>> begin
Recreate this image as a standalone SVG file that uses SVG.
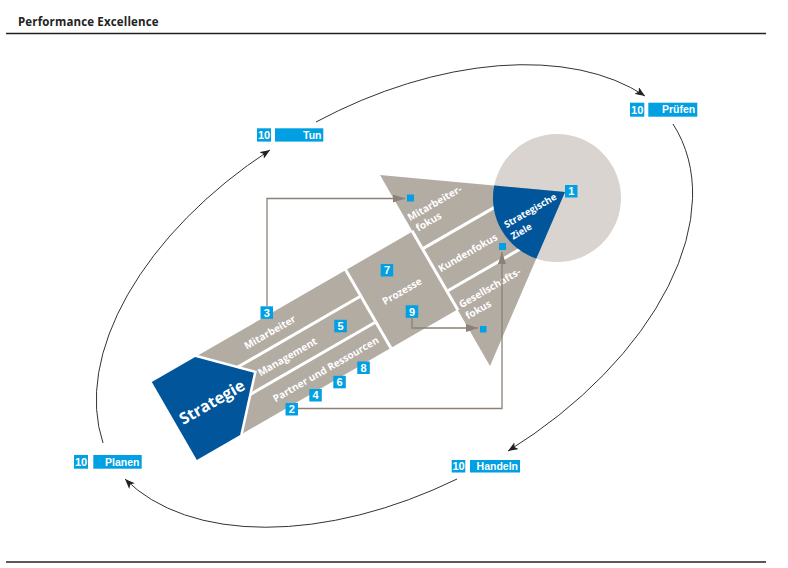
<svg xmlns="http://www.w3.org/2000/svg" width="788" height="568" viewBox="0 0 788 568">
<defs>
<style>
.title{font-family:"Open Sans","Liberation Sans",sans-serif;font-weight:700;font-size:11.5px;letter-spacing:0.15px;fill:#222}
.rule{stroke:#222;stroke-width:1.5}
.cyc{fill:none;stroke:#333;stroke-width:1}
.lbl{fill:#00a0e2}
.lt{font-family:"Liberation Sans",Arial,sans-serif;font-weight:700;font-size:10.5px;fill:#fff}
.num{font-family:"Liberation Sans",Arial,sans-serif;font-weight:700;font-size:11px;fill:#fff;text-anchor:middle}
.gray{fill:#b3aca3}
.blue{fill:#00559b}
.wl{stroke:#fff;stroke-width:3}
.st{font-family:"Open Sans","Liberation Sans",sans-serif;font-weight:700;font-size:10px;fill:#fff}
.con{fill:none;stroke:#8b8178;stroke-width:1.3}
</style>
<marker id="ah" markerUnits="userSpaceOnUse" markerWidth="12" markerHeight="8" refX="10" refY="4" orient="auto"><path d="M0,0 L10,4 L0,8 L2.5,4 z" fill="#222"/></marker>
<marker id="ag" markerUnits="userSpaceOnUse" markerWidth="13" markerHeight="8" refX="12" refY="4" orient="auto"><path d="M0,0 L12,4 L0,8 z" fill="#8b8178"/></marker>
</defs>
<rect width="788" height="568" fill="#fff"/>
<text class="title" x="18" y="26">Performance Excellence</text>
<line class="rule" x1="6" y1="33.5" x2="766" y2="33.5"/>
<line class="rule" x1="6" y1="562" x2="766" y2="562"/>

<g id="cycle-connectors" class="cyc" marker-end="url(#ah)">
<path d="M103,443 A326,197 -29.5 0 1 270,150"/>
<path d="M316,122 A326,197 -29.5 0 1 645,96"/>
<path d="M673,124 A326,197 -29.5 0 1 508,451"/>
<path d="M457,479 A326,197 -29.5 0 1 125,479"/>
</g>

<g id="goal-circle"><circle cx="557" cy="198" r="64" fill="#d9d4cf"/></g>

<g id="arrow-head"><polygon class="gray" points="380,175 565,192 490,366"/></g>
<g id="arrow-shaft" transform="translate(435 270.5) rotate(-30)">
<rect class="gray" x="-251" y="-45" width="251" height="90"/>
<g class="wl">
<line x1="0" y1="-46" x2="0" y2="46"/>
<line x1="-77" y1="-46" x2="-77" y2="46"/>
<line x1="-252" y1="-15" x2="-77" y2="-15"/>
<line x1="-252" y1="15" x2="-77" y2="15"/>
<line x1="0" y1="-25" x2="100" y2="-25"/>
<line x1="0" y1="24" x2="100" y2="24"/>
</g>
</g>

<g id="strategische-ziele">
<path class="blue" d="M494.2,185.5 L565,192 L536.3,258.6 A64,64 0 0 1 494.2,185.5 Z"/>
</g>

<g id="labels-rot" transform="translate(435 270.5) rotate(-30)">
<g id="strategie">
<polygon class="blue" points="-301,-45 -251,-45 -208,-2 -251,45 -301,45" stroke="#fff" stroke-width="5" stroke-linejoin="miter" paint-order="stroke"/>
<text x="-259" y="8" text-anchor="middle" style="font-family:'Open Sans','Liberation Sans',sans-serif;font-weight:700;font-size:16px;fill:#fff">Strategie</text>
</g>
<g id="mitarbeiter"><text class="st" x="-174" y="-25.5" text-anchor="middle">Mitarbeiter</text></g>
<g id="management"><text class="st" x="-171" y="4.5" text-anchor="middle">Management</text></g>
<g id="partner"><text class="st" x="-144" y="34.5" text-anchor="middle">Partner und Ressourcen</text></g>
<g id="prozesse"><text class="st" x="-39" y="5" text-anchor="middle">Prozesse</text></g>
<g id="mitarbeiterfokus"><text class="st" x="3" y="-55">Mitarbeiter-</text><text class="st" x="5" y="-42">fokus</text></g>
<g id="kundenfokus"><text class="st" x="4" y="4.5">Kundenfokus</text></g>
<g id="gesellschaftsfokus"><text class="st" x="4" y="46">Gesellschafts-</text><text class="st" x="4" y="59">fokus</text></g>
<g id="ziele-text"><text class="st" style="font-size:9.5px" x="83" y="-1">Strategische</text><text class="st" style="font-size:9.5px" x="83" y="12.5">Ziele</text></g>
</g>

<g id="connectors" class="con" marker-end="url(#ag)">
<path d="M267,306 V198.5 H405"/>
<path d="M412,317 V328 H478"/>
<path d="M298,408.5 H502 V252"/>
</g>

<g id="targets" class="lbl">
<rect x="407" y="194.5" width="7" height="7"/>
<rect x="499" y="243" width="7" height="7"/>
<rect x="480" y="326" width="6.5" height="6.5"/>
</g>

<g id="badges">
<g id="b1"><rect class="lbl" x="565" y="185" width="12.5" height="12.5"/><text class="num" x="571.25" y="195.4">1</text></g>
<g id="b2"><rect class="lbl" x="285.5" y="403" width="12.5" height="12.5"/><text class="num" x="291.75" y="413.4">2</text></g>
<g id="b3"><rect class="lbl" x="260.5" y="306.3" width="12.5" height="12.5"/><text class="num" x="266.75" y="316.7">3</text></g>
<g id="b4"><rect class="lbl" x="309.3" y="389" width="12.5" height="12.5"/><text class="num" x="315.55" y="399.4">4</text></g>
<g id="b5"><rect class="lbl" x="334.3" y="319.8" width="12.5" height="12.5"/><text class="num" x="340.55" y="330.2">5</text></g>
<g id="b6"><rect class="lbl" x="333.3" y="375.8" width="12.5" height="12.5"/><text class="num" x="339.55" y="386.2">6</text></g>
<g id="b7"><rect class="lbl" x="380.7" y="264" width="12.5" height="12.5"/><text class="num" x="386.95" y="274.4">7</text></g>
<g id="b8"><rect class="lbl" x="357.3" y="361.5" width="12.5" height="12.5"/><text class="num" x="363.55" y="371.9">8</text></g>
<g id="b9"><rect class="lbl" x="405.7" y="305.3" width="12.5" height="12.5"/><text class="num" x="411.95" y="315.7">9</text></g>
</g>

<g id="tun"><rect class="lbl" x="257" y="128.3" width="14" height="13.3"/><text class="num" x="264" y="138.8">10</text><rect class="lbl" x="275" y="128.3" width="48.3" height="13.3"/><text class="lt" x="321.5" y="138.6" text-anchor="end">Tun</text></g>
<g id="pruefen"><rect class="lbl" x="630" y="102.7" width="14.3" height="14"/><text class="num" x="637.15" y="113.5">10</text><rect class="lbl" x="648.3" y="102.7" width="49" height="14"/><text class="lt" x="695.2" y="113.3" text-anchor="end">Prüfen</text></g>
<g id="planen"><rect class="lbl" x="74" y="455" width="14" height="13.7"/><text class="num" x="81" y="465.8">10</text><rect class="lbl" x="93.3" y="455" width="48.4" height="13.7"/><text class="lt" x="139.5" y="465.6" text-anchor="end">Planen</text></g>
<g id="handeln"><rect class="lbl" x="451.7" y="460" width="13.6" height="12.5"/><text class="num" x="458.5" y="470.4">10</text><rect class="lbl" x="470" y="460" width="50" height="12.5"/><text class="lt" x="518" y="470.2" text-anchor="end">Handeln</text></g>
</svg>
>> end
>> begin
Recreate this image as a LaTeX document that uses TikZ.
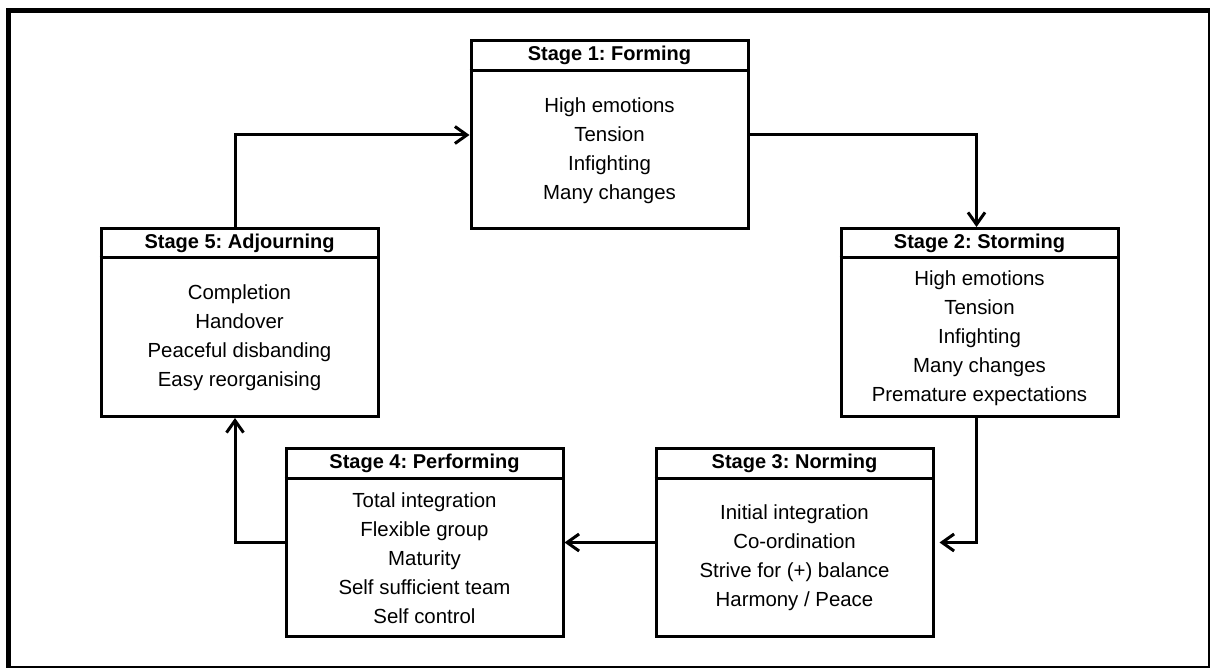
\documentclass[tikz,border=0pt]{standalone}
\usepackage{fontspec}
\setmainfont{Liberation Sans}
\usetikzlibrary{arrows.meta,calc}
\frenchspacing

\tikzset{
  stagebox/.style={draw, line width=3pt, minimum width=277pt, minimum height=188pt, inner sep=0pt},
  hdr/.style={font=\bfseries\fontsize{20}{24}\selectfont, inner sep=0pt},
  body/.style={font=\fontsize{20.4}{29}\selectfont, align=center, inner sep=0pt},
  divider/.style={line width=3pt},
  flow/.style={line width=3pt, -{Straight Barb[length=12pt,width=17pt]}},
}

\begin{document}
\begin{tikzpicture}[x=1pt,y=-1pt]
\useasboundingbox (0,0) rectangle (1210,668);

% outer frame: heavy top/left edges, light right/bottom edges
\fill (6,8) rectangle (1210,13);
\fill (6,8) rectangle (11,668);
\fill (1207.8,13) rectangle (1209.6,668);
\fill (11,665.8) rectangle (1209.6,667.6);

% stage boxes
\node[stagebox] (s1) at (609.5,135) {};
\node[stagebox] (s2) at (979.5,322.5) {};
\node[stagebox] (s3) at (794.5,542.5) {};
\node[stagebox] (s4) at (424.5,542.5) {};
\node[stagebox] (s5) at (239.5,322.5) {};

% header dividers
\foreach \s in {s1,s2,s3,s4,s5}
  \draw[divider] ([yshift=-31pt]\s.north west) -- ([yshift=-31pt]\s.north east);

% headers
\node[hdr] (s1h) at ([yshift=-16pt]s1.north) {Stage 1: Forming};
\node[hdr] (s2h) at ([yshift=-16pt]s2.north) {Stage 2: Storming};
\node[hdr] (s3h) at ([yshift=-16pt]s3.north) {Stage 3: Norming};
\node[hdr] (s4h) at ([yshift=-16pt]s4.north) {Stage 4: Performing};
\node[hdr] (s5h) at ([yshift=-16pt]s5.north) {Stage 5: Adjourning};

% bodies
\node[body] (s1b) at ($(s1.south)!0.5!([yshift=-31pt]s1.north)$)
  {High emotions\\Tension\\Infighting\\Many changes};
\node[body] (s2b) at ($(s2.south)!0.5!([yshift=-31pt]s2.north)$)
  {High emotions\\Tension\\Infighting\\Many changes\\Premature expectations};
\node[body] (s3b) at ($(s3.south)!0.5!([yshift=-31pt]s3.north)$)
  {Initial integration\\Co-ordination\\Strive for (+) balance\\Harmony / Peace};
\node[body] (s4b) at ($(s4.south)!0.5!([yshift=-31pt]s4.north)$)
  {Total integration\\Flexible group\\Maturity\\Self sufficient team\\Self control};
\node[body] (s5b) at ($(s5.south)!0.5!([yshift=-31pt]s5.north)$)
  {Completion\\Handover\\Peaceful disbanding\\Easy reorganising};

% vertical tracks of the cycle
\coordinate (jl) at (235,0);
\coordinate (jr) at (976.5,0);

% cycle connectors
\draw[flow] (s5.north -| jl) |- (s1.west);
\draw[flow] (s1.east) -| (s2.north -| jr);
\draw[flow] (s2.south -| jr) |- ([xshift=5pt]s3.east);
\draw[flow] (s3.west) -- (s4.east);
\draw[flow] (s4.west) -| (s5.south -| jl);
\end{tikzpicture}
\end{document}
>> end
>> begin
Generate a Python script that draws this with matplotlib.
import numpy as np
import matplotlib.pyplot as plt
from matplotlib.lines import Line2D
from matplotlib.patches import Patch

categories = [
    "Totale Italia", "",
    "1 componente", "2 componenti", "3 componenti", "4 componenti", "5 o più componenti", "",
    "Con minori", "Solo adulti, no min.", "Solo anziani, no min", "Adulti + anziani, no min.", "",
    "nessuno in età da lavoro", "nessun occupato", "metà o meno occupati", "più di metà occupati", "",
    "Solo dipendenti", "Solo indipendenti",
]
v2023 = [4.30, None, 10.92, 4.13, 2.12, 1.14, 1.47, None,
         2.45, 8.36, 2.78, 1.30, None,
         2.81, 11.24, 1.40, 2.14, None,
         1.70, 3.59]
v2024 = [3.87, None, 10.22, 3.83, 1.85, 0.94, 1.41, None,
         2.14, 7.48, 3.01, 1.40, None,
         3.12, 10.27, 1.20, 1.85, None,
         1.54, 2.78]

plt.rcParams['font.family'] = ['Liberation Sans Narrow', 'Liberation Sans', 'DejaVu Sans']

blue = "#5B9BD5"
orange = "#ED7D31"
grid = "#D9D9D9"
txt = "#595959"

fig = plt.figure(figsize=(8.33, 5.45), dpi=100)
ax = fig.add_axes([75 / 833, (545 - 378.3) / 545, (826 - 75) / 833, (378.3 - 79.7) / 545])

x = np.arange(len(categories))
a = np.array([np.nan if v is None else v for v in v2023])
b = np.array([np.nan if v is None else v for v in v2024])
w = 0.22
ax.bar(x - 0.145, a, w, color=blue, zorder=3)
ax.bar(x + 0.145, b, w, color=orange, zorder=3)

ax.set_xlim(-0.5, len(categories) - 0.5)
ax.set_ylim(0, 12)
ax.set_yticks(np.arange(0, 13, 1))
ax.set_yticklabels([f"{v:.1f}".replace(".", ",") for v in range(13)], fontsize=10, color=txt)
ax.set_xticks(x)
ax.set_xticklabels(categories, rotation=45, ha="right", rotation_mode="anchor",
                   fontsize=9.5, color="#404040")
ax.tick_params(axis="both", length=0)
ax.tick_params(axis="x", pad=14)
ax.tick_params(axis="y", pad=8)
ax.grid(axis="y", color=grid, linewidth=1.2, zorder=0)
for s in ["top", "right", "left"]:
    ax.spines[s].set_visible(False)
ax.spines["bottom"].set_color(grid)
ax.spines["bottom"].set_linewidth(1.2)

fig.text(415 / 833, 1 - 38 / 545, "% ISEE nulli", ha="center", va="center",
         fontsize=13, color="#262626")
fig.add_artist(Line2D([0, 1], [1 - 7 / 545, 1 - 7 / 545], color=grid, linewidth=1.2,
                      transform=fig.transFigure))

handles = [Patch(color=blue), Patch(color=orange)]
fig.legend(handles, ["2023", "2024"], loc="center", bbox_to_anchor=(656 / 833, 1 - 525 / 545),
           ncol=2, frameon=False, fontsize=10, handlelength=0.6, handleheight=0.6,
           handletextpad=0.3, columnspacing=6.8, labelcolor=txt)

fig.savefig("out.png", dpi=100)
>> end
Stated problem: Copy the listing above exactly, but only from the line with "Recreate this image as a LaTeX" through the line with "(jr) at (976.5,0);", including those two lines and excluding any picture.

Exercise solution:
Recreate this image as a LaTeX document that uses TikZ.
\documentclass[tikz,border=0pt]{standalone}
\usepackage{fontspec}
\setmainfont{Liberation Sans}
\usetikzlibrary{arrows.meta,calc}
\frenchspacing

\tikzset{
  stagebox/.style={draw, line width=3pt, minimum width=277pt, minimum height=188pt, inner sep=0pt},
  hdr/.style={font=\bfseries\fontsize{20}{24}\selectfont, inner sep=0pt},
  body/.style={font=\fontsize{20.4}{29}\selectfont, align=center, inner sep=0pt},
  divider/.style={line width=3pt},
  flow/.style={line width=3pt, -{Straight Barb[length=12pt,width=17pt]}},
}

\begin{document}
\begin{tikzpicture}[x=1pt,y=-1pt]
\useasboundingbox (0,0) rectangle (1210,668);

% outer frame: heavy top/left edges, light right/bottom edges
\fill (6,8) rectangle (1210,13);
\fill (6,8) rectangle (11,668);
\fill (1207.8,13) rectangle (1209.6,668);
\fill (11,665.8) rectangle (1209.6,667.6);

% stage boxes
\node[stagebox] (s1) at (609.5,135) {};
\node[stagebox] (s2) at (979.5,322.5) {};
\node[stagebox] (s3) at (794.5,542.5) {};
\node[stagebox] (s4) at (424.5,542.5) {};
\node[stagebox] (s5) at (239.5,322.5) {};

% header dividers
\foreach \s in {s1,s2,s3,s4,s5}
  \draw[divider] ([yshift=-31pt]\s.north west) -- ([yshift=-31pt]\s.north east);

% headers
\node[hdr] (s1h) at ([yshift=-16pt]s1.north) {Stage 1: Forming};
\node[hdr] (s2h) at ([yshift=-16pt]s2.north) {Stage 2: Storming};
\node[hdr] (s3h) at ([yshift=-16pt]s3.north) {Stage 3: Norming};
\node[hdr] (s4h) at ([yshift=-16pt]s4.north) {Stage 4: Performing};
\node[hdr] (s5h) at ([yshift=-16pt]s5.north) {Stage 5: Adjourning};

% bodies
\node[body] (s1b) at ($(s1.south)!0.5!([yshift=-31pt]s1.north)$)
  {High emotions\\Tension\\Infighting\\Many changes};
\node[body] (s2b) at ($(s2.south)!0.5!([yshift=-31pt]s2.north)$)
  {High emotions\\Tension\\Infighting\\Many changes\\Premature expectations};
\node[body] (s3b) at ($(s3.south)!0.5!([yshift=-31pt]s3.north)$)
  {Initial integration\\Co-ordination\\Strive for (+) balance\\Harmony / Peace};
\node[body] (s4b) at ($(s4.south)!0.5!([yshift=-31pt]s4.north)$)
  {Total integration\\Flexible group\\Maturity\\Self sufficient team\\Self control};
\node[body] (s5b) at ($(s5.south)!0.5!([yshift=-31pt]s5.north)$)
  {Completion\\Handover\\Peaceful disbanding\\Easy reorganising};

% vertical tracks of the cycle
\coordinate (jl) at (235,0);
\coordinate (jr) at (976.5,0);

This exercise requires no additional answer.